Instruction >> Scan the data beneath this task and copy each line that includes "picture".

#### Source excerpt

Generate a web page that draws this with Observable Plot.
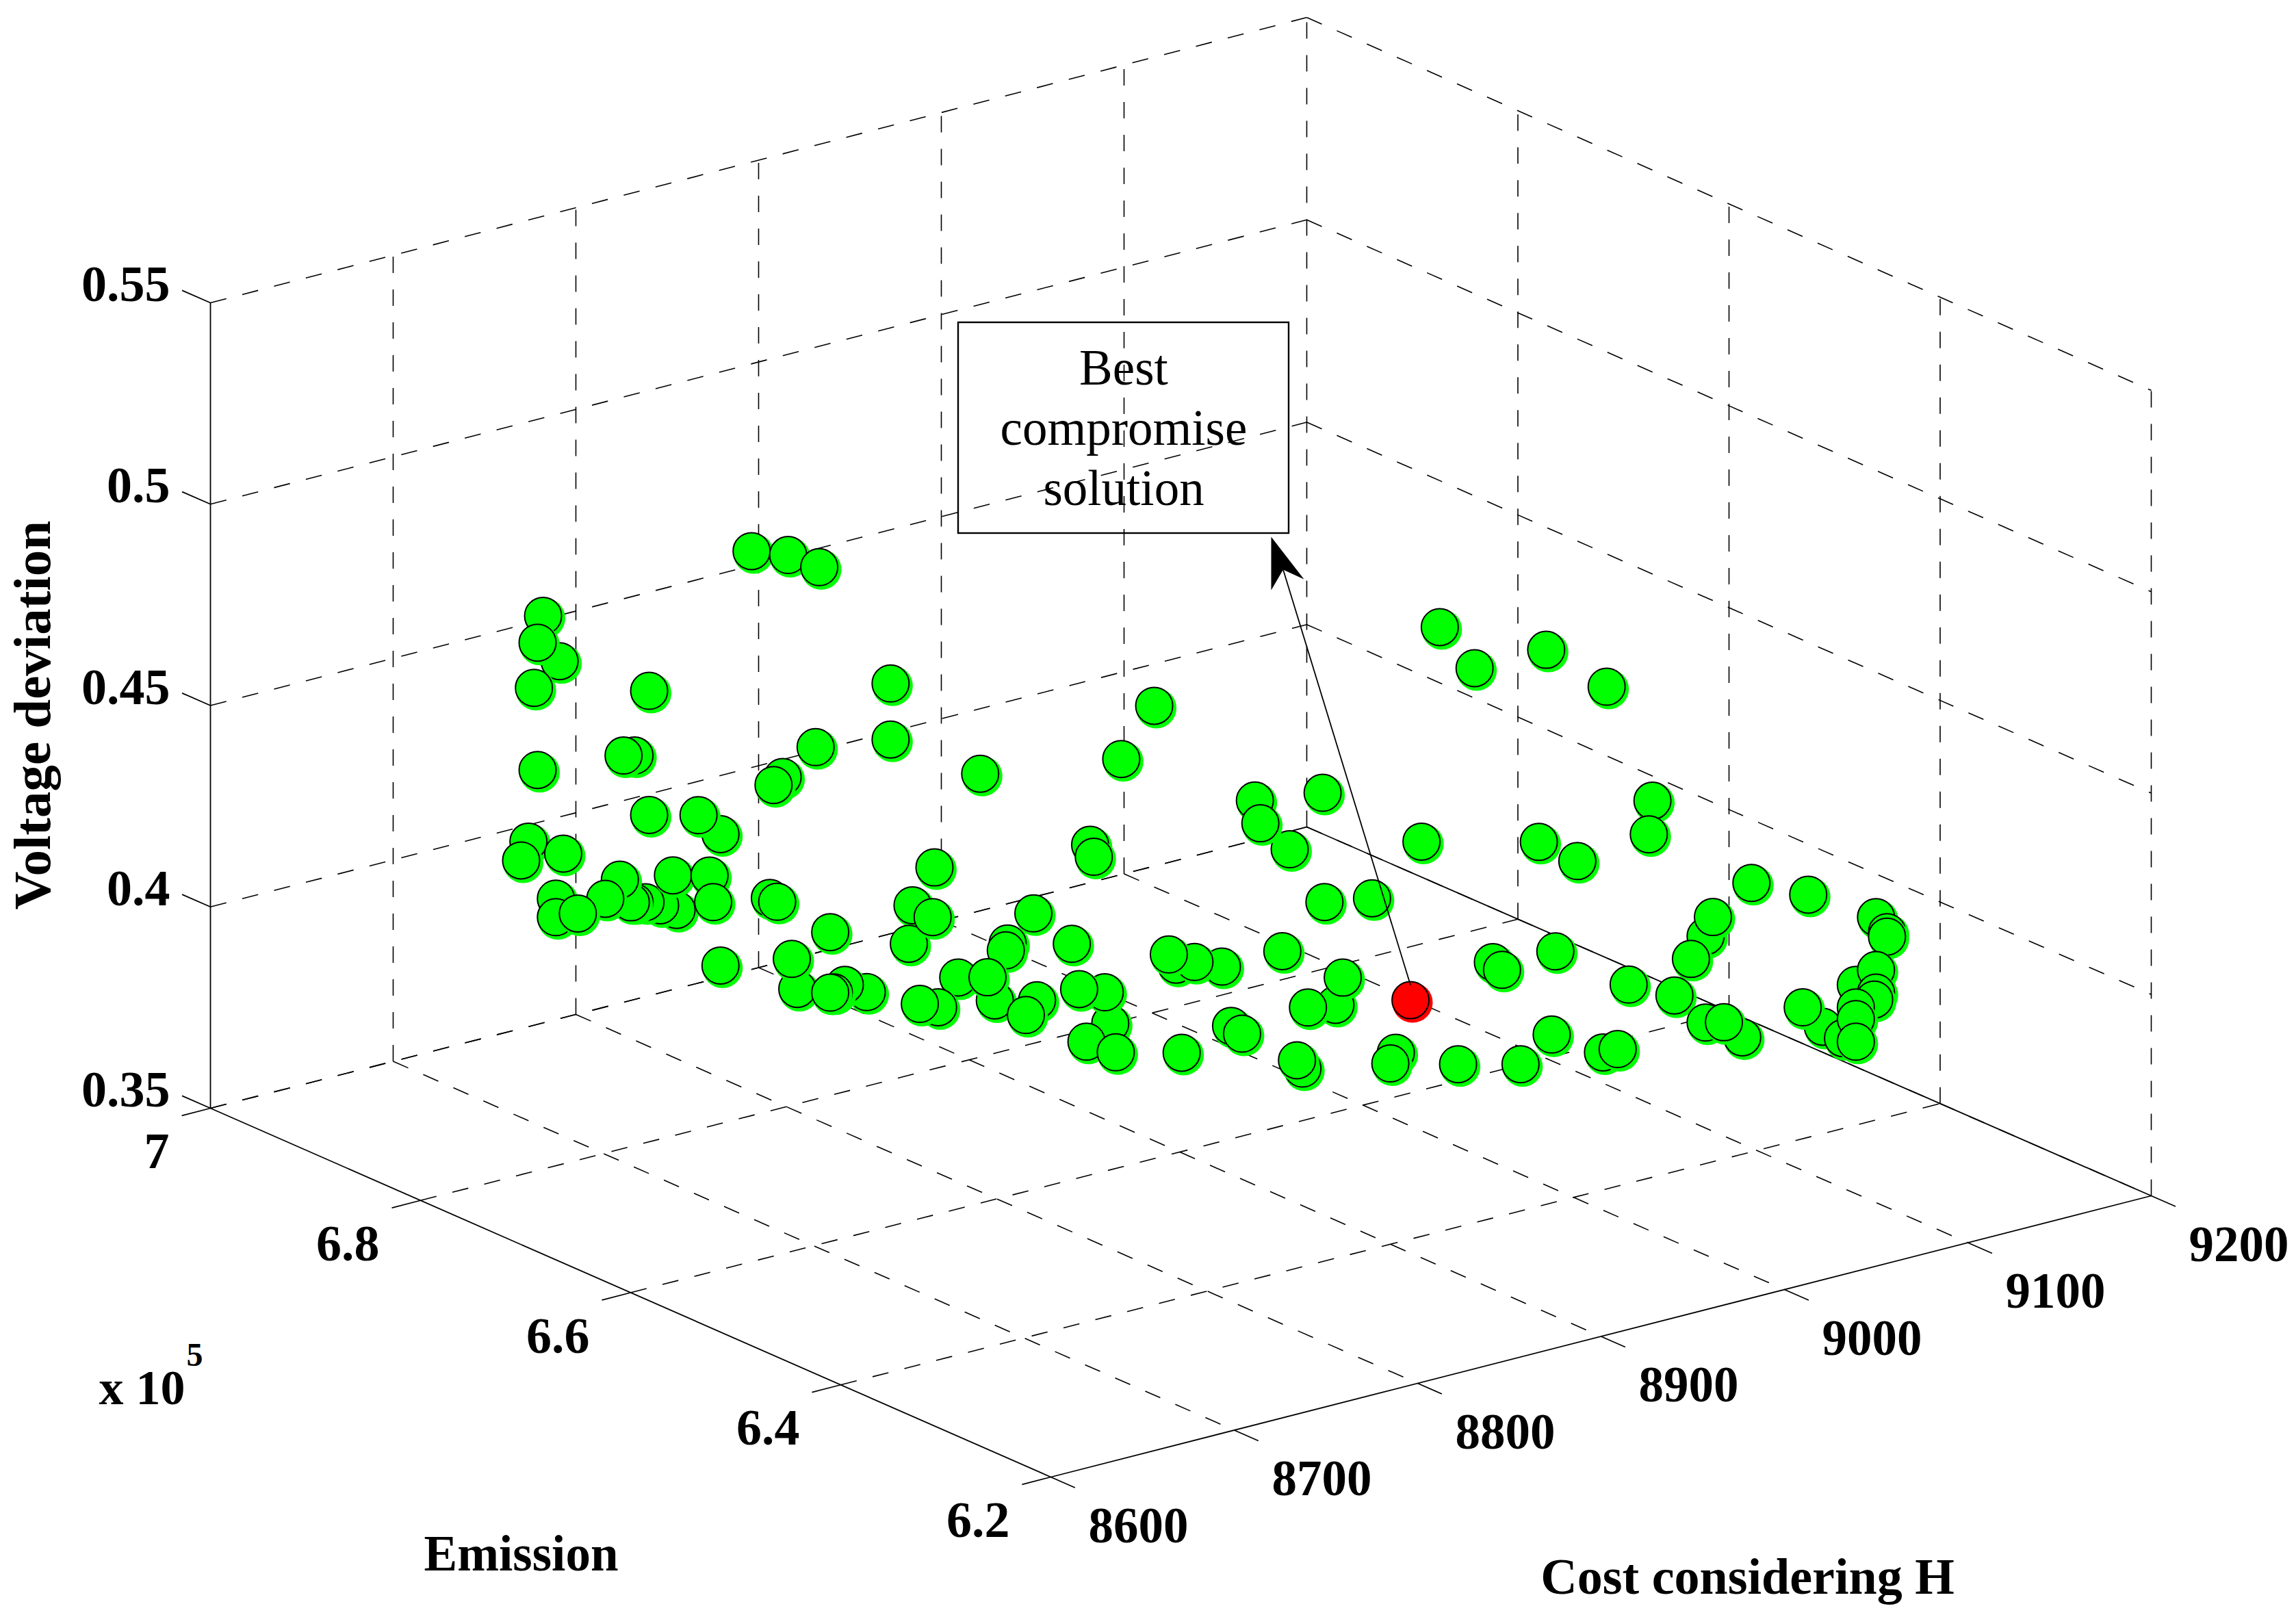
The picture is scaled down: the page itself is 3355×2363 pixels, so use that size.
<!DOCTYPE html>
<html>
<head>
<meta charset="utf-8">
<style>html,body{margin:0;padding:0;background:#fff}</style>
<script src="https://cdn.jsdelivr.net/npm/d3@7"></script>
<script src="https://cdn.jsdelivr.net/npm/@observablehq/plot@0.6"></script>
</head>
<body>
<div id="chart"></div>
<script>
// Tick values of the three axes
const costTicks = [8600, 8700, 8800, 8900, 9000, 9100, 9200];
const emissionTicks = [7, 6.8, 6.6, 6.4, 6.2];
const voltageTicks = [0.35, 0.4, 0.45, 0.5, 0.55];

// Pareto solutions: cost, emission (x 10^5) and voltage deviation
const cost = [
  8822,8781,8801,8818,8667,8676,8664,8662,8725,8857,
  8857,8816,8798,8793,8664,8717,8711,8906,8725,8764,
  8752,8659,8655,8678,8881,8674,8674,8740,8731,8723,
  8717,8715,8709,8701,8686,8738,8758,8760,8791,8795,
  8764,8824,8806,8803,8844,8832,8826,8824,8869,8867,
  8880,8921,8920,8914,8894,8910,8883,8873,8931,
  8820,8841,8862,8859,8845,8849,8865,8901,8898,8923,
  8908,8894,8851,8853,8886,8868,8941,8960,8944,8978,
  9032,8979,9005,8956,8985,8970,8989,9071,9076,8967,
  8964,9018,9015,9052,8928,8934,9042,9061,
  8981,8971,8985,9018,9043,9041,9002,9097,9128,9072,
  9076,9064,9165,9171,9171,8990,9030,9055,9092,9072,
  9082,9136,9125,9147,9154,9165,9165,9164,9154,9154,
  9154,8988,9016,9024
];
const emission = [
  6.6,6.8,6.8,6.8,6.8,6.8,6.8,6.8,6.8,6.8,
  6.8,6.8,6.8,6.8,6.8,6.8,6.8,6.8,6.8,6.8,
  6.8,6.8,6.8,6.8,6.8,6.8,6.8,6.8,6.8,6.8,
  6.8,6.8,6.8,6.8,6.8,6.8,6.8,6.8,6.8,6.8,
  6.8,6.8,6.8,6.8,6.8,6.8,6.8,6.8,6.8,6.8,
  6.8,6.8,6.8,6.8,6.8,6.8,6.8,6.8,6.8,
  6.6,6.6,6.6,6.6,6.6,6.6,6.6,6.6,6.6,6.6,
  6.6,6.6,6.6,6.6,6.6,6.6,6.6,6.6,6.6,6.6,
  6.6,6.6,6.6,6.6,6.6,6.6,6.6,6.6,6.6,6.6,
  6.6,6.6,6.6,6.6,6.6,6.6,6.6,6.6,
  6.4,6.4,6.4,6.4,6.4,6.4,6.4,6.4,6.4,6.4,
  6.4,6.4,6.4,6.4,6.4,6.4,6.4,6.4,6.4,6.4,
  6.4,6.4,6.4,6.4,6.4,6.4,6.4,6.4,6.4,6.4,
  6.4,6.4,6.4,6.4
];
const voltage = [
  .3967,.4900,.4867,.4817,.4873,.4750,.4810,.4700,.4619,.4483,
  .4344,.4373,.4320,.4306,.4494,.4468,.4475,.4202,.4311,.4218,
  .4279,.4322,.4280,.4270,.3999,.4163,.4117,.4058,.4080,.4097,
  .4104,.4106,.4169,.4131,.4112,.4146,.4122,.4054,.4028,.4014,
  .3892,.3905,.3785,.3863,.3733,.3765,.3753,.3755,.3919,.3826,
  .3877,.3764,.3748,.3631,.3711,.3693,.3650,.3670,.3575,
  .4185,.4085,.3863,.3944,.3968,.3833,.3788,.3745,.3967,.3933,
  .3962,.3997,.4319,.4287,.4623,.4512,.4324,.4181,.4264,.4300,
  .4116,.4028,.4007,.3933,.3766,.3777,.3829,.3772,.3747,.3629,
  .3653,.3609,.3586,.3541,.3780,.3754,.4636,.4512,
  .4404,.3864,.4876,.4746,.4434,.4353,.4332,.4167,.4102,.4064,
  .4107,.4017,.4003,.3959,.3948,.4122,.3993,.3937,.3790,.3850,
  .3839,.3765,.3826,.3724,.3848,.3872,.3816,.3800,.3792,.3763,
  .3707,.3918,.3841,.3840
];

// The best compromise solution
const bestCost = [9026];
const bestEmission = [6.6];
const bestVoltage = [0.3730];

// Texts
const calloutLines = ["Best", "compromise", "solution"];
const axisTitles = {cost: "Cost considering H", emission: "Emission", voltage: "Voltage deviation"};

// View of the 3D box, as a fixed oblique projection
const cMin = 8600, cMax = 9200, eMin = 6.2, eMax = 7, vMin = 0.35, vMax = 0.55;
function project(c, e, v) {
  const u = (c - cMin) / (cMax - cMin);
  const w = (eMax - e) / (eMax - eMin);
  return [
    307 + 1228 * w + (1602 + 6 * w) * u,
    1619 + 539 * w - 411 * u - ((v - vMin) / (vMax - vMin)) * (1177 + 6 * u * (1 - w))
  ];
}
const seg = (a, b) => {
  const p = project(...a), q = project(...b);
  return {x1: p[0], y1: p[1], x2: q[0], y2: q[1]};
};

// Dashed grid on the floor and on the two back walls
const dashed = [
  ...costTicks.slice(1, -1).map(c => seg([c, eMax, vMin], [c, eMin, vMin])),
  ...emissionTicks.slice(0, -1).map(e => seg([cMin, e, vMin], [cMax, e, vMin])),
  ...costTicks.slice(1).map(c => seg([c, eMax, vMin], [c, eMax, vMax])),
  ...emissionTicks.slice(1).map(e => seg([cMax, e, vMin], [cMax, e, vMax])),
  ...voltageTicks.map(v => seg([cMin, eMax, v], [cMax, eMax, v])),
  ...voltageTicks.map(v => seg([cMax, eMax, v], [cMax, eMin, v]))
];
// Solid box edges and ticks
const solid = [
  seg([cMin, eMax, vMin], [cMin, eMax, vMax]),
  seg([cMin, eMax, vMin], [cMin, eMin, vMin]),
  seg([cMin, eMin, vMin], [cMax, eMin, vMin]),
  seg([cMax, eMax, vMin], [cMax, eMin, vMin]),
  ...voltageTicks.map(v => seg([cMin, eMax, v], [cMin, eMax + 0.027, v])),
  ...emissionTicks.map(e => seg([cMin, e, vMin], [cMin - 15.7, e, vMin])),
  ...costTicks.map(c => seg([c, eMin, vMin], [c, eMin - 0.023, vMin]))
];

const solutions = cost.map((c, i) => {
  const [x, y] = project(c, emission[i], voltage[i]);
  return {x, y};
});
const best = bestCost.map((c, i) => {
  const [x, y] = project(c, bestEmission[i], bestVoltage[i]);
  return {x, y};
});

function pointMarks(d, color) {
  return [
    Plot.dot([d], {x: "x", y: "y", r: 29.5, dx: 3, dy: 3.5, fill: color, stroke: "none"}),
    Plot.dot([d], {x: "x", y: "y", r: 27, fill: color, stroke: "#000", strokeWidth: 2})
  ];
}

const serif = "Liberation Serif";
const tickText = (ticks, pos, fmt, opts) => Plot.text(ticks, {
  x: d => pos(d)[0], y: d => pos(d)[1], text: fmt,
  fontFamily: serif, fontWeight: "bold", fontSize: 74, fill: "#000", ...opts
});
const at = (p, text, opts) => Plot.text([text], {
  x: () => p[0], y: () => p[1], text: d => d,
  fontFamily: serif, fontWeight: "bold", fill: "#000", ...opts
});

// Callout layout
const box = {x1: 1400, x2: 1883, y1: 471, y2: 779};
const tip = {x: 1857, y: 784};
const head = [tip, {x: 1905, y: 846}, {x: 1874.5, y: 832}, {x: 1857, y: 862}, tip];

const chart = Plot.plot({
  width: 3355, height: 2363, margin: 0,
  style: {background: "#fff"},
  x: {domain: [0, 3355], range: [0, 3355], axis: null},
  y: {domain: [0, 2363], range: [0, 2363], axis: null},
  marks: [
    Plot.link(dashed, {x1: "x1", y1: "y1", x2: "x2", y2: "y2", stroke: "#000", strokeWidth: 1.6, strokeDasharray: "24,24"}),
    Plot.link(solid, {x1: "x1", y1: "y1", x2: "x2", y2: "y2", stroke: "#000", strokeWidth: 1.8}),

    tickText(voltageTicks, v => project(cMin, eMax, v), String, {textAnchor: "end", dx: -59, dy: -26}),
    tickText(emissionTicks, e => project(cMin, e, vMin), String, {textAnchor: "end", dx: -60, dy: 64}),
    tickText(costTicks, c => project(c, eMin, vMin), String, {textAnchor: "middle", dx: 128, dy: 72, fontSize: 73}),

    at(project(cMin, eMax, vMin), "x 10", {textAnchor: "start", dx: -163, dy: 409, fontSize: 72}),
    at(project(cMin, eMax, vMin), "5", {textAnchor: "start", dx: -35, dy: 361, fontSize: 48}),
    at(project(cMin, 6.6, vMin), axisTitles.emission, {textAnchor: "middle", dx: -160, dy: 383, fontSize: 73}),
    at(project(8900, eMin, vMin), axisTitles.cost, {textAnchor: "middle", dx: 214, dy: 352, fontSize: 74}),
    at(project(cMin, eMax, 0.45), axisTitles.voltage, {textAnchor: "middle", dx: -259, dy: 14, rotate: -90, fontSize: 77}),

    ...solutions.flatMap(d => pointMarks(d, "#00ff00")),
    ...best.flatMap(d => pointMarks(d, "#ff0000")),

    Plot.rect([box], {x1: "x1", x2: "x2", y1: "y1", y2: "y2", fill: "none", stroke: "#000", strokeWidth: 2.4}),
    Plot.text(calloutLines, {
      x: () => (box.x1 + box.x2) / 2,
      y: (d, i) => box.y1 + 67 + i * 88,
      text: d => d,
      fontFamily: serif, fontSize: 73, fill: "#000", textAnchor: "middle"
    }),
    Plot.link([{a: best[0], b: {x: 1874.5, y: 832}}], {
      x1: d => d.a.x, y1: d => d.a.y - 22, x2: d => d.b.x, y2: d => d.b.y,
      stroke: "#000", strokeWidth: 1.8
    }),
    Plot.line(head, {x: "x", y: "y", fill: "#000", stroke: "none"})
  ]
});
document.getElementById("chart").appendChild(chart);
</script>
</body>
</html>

########

Exercise output >>
The picture is scaled down: the page itself is 3355×2363 pixels, so use that size.

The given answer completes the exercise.